On appeal, the lower court’s decision was affirmed. The mother’s refusal to post updates on her software resulted in the father missing specific non-school-related events. The award of counsel fees and costs, therefore, was held not to be an abuse of discretion, and accordingly, the mother’s appeal was denied. This case is just one example of a lower court trying to use technology to facilitate communication in a high-conflict case. The family law judge made it clear that she expected all texts and email messages to be civil, and one assumes that if they were not, this argument would have been made by the mother at the contempt hearing. But one can envision a case where software like this can be overused, to the point where it is perceived by one party to be annoying or harassing. Drawing that line is sometimes difficult.
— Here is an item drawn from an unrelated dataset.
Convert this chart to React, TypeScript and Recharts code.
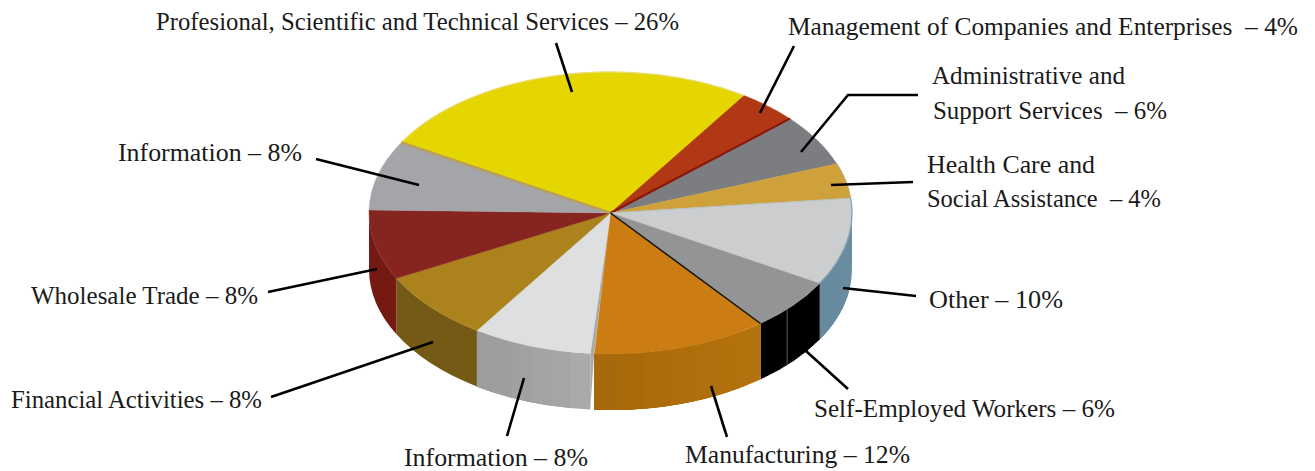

One party may have been a victim of repeated verbal abuse during a marriage, or worse, domestic violence. One party may use scheduling software to exert a virtual influence in an ex’s life. Or one party may be more proficient in the use of technology than another party, and that imbalance needs to be taken into account.

Conclusion

To put this in context, when the American Law Institute published its “Principles of the Law of Family Dissolution” in 2002, there was no analysis of these forms of electronic communication and their effect on children. In many custody disputes today, the form of communication between parents is almost as important as the allocation of custodial time. How parents interact once the custody order is entered remains a critical factor. It is hoped that this article motivates law students and young family lawyers to develop rules of conduct that are in touch with the modern social reality, including social networking abuse.